_WHAT THE EXERCISE ASKS_
All lines from the top of the records below through the line holding "import plotly.graph_objects as go", and only those, should be printed exactly, minus the pictures.

BEGIN MATERIAL PROVIDED

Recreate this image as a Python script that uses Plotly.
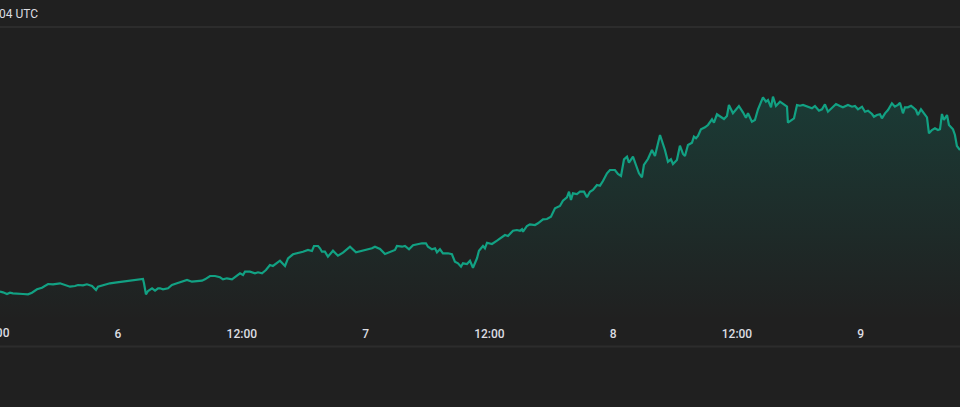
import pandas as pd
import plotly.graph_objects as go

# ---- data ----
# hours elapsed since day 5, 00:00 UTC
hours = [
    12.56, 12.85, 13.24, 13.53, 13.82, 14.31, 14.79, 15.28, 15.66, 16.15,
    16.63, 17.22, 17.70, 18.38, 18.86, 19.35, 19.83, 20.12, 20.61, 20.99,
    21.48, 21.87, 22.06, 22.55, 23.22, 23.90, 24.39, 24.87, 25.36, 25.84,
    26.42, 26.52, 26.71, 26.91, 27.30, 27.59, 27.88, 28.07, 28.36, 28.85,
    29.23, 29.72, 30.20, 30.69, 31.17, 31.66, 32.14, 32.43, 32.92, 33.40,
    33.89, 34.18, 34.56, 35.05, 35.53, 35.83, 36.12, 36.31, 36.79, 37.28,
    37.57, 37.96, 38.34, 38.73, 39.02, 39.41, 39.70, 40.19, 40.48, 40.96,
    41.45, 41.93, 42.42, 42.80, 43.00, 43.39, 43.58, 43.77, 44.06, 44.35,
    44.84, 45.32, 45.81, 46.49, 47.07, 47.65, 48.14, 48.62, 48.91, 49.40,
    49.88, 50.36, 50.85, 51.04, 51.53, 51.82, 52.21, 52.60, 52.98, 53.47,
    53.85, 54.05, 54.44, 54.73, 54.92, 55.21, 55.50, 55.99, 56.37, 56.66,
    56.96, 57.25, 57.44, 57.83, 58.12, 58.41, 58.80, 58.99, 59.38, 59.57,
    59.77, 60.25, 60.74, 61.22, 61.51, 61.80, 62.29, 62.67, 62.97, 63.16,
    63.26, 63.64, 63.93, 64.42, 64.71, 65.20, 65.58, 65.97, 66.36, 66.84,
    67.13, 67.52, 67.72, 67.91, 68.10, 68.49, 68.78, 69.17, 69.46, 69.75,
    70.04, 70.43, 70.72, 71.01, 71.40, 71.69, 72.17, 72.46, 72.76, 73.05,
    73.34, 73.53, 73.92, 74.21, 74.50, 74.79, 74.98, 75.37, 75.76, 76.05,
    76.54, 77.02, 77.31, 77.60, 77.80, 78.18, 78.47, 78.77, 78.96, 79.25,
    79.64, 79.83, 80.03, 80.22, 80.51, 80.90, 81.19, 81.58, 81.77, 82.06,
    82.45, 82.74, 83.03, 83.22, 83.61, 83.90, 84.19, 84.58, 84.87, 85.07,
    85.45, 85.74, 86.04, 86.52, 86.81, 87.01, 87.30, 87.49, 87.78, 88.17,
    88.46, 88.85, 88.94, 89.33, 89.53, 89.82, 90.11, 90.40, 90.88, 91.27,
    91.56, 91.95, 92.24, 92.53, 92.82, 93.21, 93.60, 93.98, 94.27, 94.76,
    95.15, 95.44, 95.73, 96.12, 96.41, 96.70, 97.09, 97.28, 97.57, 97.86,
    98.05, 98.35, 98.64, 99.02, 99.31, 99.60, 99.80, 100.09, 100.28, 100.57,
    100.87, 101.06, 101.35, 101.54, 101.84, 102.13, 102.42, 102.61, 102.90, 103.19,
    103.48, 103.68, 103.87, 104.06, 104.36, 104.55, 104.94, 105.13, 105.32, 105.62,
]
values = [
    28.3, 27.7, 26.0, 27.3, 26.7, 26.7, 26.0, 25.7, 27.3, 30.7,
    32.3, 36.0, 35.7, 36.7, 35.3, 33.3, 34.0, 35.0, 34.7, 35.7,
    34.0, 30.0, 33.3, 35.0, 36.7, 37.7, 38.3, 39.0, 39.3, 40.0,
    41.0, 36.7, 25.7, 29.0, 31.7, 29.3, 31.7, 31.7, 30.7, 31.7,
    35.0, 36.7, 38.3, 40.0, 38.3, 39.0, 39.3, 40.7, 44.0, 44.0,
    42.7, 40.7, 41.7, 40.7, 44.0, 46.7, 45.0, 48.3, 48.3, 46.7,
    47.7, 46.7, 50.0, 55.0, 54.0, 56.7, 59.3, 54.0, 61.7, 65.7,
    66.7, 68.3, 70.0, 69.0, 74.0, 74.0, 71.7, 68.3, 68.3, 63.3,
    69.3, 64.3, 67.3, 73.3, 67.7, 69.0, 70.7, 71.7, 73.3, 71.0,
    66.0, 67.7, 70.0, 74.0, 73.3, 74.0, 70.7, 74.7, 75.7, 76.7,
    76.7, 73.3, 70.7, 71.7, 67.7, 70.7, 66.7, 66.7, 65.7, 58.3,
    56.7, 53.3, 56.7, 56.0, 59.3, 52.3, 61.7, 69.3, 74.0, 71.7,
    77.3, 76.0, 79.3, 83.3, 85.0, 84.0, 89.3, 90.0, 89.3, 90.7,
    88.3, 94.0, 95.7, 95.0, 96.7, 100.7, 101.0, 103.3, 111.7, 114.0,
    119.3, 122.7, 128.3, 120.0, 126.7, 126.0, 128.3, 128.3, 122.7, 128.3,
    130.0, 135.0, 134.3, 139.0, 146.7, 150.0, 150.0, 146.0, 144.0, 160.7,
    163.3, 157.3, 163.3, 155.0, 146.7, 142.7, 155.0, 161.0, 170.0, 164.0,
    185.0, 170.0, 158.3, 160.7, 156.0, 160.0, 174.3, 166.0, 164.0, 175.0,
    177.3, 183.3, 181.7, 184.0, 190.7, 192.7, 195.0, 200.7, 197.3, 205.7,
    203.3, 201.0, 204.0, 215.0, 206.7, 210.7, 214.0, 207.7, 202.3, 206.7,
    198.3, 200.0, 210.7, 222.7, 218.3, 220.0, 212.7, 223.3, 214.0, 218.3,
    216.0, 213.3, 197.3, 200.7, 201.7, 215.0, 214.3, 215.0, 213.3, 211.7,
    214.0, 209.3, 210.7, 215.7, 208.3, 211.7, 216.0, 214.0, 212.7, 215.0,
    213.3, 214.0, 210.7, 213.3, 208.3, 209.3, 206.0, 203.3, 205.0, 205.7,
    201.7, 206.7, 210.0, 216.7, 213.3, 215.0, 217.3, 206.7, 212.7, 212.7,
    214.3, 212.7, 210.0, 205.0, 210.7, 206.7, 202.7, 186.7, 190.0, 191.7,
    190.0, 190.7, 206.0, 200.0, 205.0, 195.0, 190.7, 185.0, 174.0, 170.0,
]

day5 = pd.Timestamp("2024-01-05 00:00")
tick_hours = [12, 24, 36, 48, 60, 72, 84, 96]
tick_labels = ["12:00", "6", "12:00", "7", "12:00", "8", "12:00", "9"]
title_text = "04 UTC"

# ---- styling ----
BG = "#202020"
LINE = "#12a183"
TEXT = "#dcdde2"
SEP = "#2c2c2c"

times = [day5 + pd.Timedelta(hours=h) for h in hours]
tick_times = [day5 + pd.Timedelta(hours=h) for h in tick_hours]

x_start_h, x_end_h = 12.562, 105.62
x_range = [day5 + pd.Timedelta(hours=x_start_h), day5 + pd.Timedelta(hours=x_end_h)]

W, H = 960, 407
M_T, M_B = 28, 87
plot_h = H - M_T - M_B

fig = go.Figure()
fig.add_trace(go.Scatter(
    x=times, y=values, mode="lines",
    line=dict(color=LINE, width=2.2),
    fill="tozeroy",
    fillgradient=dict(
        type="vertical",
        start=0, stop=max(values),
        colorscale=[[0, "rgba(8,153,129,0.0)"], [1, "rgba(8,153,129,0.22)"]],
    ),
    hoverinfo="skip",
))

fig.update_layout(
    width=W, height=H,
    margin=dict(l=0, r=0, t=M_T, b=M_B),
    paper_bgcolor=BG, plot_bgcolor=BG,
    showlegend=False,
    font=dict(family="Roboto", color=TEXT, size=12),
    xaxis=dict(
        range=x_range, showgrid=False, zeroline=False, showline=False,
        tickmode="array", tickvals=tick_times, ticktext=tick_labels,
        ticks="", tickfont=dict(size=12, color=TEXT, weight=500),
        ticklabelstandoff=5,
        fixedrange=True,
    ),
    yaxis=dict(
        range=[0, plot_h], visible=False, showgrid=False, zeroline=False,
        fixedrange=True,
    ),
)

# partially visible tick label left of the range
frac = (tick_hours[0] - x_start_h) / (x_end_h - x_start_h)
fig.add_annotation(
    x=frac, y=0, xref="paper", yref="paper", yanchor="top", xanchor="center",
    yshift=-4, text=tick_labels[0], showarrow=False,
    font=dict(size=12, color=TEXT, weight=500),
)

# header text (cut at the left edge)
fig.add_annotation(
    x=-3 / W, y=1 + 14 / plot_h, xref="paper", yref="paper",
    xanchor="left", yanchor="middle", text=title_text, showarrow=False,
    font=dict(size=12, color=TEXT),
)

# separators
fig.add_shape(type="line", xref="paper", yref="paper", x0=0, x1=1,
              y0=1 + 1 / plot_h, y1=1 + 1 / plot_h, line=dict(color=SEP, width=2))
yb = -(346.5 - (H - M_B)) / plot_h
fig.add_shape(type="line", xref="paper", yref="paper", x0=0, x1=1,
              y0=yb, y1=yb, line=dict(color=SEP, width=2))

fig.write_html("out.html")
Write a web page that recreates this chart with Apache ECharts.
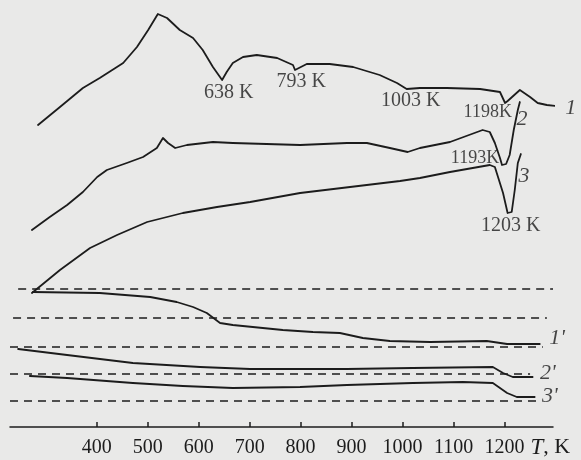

END MATERIAL PROVIDED

_REPLY_
Recreate this image as a Python script that uses Plotly.
import pandas as pd
import plotly.graph_objects as go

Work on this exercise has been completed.